_Short exercise:_ Extract only the first line of the listing and every line after it up to and including the one with "from matplotlib import transforms". Omit the pictures.

_Data excerpt:_
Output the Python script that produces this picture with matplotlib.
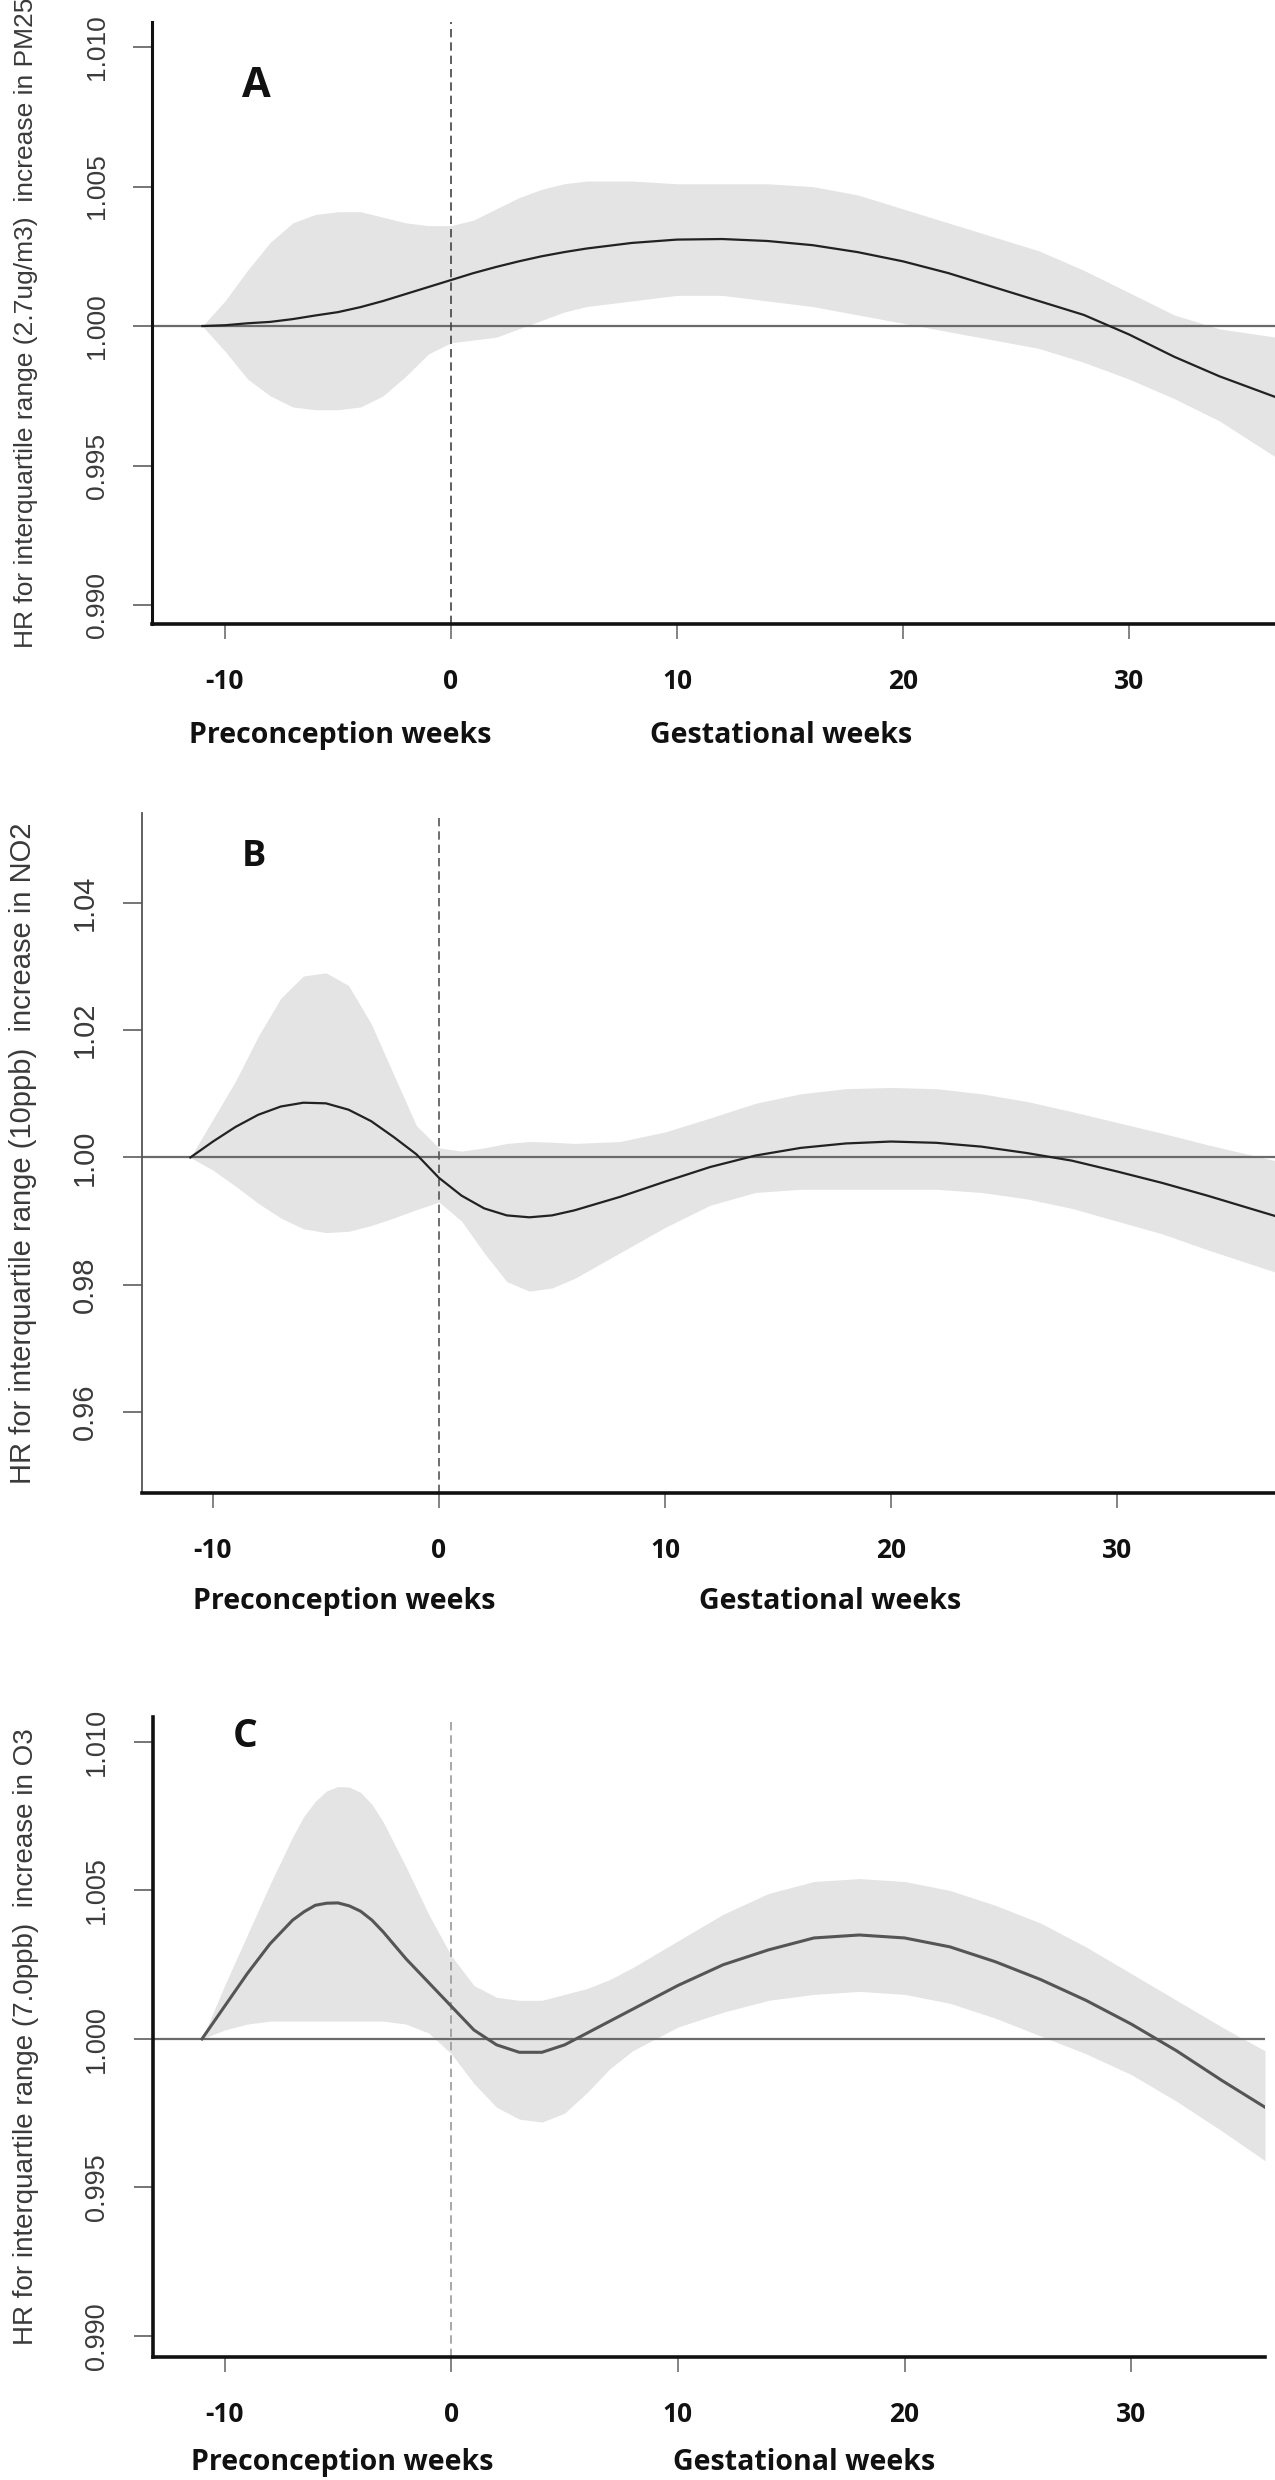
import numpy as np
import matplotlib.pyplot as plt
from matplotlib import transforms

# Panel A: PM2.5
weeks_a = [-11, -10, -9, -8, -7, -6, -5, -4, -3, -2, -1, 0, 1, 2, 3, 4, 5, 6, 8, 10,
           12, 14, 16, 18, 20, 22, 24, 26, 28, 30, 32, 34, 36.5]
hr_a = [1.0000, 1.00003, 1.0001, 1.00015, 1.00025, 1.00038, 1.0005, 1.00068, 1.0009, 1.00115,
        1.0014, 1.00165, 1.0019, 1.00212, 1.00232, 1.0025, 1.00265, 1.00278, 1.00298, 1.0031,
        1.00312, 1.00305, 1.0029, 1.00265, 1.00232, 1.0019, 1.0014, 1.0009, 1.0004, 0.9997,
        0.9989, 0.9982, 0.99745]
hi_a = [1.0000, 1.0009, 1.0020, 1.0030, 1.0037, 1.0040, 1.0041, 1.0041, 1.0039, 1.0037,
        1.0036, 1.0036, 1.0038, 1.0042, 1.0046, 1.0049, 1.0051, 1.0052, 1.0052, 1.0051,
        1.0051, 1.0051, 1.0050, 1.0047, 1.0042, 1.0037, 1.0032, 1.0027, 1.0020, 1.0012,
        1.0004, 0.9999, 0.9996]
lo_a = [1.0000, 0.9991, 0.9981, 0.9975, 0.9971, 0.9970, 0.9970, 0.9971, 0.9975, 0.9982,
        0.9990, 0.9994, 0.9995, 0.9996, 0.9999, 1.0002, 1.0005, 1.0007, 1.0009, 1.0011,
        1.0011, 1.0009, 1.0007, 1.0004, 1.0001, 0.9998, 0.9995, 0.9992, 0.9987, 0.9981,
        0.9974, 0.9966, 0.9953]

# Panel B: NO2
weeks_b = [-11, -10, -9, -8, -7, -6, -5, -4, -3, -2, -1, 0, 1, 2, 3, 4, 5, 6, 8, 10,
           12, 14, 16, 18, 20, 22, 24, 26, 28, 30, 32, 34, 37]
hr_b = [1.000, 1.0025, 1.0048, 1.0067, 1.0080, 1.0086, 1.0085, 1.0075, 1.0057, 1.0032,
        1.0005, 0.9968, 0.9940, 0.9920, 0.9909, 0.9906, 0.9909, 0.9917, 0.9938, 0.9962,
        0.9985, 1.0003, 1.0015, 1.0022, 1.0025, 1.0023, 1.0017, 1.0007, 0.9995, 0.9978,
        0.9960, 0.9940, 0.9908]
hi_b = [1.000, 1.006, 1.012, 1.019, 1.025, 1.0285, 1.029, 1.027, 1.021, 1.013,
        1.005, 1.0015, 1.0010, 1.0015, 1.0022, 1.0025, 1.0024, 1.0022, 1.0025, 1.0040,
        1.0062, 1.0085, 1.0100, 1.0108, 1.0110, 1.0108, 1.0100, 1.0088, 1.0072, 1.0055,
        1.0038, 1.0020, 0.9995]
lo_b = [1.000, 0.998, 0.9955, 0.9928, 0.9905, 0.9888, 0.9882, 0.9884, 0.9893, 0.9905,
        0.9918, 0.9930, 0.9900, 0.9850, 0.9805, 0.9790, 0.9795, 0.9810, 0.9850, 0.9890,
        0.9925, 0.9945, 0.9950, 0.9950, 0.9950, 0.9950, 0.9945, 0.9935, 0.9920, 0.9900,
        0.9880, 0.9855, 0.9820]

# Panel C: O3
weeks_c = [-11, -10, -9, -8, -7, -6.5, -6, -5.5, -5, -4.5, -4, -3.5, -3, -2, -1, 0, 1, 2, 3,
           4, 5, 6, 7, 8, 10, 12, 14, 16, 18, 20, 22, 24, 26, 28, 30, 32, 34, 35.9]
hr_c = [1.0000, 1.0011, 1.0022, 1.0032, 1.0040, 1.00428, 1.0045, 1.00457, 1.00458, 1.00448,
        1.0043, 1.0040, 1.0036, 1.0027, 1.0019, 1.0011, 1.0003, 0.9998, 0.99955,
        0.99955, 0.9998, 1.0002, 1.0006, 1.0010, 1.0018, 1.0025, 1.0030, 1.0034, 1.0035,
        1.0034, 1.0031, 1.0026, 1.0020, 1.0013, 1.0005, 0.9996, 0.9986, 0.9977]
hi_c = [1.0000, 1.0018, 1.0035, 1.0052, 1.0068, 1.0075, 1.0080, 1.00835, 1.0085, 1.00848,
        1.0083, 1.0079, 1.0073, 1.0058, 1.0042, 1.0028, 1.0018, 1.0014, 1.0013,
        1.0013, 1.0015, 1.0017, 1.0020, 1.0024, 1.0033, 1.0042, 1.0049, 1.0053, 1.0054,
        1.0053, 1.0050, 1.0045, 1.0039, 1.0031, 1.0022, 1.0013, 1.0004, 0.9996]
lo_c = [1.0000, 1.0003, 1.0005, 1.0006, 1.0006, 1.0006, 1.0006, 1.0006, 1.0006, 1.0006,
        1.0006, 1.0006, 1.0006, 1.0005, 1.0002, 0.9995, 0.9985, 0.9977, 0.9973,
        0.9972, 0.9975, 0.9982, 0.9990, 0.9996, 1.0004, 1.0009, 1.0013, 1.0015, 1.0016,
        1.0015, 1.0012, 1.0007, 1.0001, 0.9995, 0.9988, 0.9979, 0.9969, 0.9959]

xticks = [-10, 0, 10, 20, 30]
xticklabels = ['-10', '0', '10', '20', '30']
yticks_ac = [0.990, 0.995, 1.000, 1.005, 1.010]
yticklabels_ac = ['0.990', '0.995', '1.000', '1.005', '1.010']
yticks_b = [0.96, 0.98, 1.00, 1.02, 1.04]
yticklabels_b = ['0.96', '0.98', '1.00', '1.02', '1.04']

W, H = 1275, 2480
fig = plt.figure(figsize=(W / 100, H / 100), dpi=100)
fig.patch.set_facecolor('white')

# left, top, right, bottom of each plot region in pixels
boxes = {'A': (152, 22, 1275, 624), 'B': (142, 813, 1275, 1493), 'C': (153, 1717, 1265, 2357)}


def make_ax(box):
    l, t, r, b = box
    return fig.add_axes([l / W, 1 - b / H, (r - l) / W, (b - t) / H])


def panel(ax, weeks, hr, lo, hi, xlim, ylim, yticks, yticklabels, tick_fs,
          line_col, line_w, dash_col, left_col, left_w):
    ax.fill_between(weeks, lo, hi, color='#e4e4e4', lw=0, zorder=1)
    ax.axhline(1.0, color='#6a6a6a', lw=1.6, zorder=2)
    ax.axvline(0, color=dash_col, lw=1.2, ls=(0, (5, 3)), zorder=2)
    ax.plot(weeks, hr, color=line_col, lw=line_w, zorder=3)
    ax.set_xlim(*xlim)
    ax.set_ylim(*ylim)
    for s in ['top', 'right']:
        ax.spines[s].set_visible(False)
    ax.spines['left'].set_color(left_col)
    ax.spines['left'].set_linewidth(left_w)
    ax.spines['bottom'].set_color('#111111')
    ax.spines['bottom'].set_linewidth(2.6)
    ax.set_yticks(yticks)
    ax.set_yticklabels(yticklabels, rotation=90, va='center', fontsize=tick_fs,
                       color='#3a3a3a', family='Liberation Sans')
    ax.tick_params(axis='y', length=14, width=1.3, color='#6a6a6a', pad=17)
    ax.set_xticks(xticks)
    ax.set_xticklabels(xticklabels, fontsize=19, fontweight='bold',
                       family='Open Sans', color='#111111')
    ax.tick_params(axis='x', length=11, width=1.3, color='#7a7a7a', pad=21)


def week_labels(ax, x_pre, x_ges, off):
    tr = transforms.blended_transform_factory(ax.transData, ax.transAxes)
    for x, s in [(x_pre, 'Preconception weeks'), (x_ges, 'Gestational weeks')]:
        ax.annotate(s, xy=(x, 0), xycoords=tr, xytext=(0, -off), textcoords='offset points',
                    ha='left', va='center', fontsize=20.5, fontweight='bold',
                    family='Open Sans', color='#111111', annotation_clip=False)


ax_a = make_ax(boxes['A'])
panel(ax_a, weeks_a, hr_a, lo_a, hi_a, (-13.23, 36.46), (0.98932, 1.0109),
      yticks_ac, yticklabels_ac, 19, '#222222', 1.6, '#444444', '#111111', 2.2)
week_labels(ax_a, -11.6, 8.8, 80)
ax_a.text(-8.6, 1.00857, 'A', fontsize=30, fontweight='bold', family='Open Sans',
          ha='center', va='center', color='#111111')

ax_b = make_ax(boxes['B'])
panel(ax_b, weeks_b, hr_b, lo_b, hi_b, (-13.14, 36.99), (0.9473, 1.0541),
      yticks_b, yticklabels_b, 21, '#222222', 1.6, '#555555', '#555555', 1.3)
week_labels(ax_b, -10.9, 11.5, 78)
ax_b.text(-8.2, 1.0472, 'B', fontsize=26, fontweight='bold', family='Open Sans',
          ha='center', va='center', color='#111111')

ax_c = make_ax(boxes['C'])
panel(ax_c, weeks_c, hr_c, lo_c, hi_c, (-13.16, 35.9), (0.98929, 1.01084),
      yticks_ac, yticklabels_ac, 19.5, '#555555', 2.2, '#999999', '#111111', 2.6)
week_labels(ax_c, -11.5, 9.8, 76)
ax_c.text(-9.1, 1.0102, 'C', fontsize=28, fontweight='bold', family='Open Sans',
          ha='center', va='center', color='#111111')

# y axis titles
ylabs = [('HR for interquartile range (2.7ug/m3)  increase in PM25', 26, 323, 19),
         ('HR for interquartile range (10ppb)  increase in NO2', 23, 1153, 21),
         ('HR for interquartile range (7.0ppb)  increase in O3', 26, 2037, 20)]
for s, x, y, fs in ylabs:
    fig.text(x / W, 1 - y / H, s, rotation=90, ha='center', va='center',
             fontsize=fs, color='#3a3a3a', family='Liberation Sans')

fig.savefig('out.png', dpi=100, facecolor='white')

_The result:_
Output the Python script that produces this picture with matplotlib.
import numpy as np
import matplotlib.pyplot as plt
from matplotlib import transforms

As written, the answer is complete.